- [Supplied records]:
# # # #
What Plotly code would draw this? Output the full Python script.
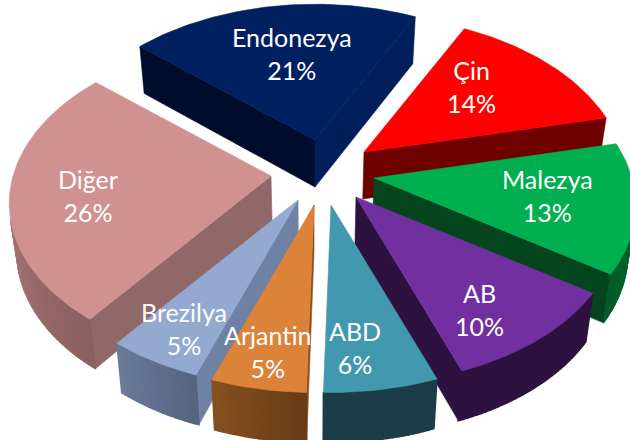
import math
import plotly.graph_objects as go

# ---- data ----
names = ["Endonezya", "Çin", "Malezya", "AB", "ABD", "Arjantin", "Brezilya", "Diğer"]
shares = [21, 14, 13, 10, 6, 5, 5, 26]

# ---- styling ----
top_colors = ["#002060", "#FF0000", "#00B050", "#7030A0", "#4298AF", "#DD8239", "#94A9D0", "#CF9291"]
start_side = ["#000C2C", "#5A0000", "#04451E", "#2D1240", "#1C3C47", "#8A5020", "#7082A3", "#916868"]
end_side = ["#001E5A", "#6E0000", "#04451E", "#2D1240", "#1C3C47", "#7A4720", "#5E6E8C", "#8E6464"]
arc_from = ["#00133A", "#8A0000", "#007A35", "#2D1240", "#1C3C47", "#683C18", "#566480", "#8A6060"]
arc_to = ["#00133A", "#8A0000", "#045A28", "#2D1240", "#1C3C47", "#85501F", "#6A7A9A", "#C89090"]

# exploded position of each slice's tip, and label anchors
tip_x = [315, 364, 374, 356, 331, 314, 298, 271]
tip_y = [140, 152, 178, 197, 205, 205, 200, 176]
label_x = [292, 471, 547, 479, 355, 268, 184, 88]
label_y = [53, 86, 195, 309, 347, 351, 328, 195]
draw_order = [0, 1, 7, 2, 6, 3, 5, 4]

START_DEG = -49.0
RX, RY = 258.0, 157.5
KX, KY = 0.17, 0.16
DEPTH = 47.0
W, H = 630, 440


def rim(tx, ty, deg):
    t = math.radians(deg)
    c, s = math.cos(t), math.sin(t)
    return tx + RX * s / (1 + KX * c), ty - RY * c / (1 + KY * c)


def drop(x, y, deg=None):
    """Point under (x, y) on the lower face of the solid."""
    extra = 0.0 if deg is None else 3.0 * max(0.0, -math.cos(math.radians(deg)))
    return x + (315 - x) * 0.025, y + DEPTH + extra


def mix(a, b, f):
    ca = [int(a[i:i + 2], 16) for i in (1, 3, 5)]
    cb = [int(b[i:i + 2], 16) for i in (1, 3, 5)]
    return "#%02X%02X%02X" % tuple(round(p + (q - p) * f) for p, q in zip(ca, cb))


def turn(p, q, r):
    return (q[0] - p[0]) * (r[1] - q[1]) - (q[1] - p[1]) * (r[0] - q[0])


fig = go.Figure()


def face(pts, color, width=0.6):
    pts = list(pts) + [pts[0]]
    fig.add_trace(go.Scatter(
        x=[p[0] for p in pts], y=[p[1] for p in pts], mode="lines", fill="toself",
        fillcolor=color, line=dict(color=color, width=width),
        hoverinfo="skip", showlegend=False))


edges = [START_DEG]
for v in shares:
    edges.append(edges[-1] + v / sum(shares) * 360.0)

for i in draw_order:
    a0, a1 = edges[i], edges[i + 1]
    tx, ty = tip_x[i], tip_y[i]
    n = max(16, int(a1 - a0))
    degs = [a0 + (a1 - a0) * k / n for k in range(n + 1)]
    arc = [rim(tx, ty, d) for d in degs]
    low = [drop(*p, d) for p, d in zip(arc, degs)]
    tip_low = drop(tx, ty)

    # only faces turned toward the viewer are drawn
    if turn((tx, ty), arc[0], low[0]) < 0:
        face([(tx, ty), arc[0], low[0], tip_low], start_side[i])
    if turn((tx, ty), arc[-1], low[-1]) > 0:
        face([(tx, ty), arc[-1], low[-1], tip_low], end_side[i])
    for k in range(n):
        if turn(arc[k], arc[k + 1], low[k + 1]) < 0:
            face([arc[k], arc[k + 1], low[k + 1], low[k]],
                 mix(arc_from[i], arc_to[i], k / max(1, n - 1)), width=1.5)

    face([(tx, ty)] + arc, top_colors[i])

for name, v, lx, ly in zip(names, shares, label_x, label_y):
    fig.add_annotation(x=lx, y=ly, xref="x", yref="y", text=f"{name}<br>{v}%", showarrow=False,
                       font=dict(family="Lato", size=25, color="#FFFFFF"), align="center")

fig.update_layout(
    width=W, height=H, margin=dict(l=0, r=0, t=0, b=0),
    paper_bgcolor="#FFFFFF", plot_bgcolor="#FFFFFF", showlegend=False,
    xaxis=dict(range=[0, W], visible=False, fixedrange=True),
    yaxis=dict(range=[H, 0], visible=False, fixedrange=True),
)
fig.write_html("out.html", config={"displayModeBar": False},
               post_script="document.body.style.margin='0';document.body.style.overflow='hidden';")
# # # #
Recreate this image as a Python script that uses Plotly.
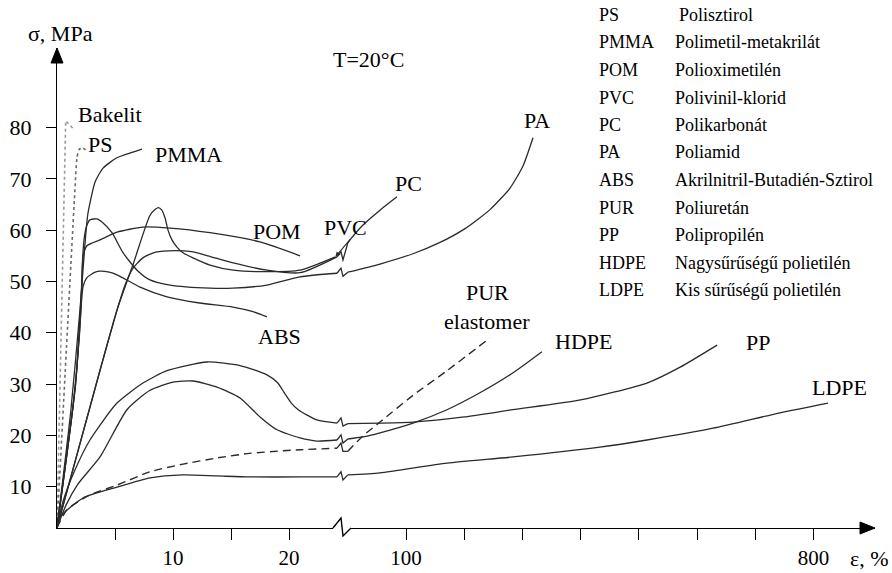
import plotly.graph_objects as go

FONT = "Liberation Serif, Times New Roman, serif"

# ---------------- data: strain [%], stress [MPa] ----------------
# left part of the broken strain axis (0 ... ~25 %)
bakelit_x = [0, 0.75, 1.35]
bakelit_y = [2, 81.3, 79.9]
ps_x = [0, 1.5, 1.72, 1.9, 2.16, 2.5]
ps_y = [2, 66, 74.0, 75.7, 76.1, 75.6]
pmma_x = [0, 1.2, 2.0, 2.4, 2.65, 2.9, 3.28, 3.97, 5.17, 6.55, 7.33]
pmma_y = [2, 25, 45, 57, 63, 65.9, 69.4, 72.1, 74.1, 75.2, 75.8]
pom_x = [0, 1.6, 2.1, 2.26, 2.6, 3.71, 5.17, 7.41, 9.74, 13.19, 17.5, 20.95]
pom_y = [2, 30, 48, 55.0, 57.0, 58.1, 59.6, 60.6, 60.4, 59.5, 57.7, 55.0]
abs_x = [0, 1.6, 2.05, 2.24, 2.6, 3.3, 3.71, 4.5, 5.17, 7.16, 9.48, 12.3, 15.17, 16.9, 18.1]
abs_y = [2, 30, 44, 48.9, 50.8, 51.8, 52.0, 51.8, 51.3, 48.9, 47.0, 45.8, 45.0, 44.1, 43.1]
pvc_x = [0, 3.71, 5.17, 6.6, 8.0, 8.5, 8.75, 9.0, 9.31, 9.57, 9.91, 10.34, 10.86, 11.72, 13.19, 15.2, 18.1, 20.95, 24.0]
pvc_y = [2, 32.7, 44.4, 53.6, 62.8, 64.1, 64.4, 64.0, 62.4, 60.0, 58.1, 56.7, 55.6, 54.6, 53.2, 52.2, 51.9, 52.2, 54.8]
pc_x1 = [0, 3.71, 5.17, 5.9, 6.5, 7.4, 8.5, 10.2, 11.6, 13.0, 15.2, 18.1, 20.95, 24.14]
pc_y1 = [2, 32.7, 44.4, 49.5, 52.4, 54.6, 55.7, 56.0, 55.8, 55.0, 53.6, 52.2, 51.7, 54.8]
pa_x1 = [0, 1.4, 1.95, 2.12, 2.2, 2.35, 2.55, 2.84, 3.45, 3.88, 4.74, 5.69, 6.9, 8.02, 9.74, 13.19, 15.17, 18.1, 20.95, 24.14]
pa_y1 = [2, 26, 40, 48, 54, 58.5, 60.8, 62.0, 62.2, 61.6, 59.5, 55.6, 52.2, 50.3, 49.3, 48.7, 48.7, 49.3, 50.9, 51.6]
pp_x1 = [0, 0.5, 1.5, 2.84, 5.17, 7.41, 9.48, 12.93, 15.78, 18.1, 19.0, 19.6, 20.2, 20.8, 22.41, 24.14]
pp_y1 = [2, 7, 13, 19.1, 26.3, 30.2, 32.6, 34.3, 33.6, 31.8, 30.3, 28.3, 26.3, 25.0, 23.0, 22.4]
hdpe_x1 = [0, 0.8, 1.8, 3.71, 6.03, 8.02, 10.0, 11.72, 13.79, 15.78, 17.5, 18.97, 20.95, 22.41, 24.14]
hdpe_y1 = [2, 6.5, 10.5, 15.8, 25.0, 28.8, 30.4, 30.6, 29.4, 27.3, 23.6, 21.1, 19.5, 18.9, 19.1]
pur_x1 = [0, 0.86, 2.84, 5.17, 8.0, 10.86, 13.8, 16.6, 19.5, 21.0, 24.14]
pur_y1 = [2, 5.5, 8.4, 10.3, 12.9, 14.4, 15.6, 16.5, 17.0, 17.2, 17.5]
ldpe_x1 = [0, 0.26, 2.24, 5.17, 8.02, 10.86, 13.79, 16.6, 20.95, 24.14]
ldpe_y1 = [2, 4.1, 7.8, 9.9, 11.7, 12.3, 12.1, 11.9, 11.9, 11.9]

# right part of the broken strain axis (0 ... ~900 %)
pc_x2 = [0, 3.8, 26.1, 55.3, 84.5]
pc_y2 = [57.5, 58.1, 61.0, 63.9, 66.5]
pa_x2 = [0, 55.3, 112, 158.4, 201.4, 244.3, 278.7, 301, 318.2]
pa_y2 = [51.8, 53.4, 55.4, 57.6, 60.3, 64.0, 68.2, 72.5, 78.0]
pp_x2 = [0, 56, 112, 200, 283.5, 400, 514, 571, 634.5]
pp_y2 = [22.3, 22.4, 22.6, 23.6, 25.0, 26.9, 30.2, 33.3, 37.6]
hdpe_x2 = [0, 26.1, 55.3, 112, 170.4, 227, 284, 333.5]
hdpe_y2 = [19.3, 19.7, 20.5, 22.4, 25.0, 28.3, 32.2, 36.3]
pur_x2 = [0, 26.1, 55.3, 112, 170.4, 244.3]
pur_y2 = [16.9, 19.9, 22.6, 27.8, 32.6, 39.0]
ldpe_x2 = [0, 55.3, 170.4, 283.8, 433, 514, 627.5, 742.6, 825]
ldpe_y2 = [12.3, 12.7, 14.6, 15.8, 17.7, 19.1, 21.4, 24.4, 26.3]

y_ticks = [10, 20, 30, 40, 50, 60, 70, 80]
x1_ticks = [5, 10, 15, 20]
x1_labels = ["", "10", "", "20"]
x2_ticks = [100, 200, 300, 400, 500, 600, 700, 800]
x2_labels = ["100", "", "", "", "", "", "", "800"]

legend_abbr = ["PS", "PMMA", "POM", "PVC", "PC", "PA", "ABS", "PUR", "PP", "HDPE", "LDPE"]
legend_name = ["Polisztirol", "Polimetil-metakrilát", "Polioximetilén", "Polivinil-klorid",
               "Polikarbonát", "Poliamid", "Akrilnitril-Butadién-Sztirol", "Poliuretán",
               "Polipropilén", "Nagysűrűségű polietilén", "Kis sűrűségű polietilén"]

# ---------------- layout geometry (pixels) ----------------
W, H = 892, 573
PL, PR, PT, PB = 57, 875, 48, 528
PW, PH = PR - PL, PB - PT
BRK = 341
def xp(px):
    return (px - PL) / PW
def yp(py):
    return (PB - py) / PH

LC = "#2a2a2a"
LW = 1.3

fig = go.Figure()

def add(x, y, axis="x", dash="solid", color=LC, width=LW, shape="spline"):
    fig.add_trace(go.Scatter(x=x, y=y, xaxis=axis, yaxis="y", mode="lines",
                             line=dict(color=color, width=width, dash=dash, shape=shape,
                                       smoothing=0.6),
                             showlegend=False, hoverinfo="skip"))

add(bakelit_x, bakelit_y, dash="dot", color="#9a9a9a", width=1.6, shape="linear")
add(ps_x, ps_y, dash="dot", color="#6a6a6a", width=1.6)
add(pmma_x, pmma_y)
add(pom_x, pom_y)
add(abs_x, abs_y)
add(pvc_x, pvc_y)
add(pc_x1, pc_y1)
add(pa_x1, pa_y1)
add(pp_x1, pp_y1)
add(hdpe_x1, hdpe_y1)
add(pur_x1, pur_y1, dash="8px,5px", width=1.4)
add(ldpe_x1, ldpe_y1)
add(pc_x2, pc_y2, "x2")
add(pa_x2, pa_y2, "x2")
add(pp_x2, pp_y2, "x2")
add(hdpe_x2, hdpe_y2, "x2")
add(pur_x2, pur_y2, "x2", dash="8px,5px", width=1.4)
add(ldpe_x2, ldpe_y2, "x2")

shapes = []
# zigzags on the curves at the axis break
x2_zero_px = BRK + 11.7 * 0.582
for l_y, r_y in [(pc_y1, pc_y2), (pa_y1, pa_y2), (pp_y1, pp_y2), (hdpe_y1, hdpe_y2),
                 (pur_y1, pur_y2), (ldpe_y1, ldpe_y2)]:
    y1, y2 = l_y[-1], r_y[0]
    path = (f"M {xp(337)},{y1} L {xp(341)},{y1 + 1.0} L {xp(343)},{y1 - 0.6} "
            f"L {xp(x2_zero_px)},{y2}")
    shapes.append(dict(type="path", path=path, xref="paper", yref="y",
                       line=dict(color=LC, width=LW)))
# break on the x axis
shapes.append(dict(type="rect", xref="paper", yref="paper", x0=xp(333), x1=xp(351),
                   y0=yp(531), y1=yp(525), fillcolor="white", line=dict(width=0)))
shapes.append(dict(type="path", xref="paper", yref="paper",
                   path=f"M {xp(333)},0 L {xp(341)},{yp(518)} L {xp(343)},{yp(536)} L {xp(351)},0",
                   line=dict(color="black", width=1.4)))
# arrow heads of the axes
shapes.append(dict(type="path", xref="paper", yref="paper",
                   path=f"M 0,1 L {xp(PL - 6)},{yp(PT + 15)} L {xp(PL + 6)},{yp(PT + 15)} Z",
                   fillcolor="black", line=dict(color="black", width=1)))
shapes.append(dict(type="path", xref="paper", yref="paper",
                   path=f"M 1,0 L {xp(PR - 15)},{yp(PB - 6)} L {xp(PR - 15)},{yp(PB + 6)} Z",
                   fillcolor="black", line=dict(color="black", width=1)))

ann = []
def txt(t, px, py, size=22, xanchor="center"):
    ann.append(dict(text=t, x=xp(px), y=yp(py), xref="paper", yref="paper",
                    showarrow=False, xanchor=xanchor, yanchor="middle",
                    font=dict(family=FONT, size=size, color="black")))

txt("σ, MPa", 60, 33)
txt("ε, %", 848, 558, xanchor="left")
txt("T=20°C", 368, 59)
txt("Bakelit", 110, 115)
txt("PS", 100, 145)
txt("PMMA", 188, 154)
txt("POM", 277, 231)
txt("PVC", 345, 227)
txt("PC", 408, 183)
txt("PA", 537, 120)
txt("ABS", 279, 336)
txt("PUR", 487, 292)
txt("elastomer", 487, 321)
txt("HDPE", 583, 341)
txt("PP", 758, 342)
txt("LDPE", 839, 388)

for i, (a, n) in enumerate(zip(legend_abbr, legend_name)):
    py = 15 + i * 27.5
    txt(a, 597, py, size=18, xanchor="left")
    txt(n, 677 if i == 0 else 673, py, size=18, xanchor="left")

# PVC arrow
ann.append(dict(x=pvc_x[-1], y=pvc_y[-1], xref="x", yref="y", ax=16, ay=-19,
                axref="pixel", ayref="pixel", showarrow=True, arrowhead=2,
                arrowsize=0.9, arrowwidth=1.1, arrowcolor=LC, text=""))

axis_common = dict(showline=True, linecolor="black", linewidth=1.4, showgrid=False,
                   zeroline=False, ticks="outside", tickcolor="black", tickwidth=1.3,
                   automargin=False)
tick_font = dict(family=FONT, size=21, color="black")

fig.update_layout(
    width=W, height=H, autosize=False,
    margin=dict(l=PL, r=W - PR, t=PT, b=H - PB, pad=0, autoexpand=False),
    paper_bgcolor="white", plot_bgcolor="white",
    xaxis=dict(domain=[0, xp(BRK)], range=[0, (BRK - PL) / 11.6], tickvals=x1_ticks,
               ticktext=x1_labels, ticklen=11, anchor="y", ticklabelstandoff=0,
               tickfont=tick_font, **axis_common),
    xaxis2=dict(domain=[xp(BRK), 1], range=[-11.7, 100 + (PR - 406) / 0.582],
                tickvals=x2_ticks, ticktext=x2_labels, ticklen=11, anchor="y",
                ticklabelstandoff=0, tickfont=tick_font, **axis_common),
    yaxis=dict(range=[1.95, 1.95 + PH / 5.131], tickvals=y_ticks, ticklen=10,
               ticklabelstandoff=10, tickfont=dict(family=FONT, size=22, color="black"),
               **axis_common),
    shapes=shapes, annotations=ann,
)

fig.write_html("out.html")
# # # #
- [Description of the task]:
Quote the data above exactly from the line with "What Plotly code" to the line with "shares = [21, 14, 13, 10, 6, 5, 5, 26]", both ends counted, and nothing else. Pictures don't go in.

- [Expected output]:
What Plotly code would draw this? Output the full Python script.
import math
import plotly.graph_objects as go

# ---- data ----
names = ["Endonezya", "Çin", "Malezya", "AB", "ABD", "Arjantin", "Brezilya", "Diğer"]
shares = [21, 14, 13, 10, 6, 5, 5, 26]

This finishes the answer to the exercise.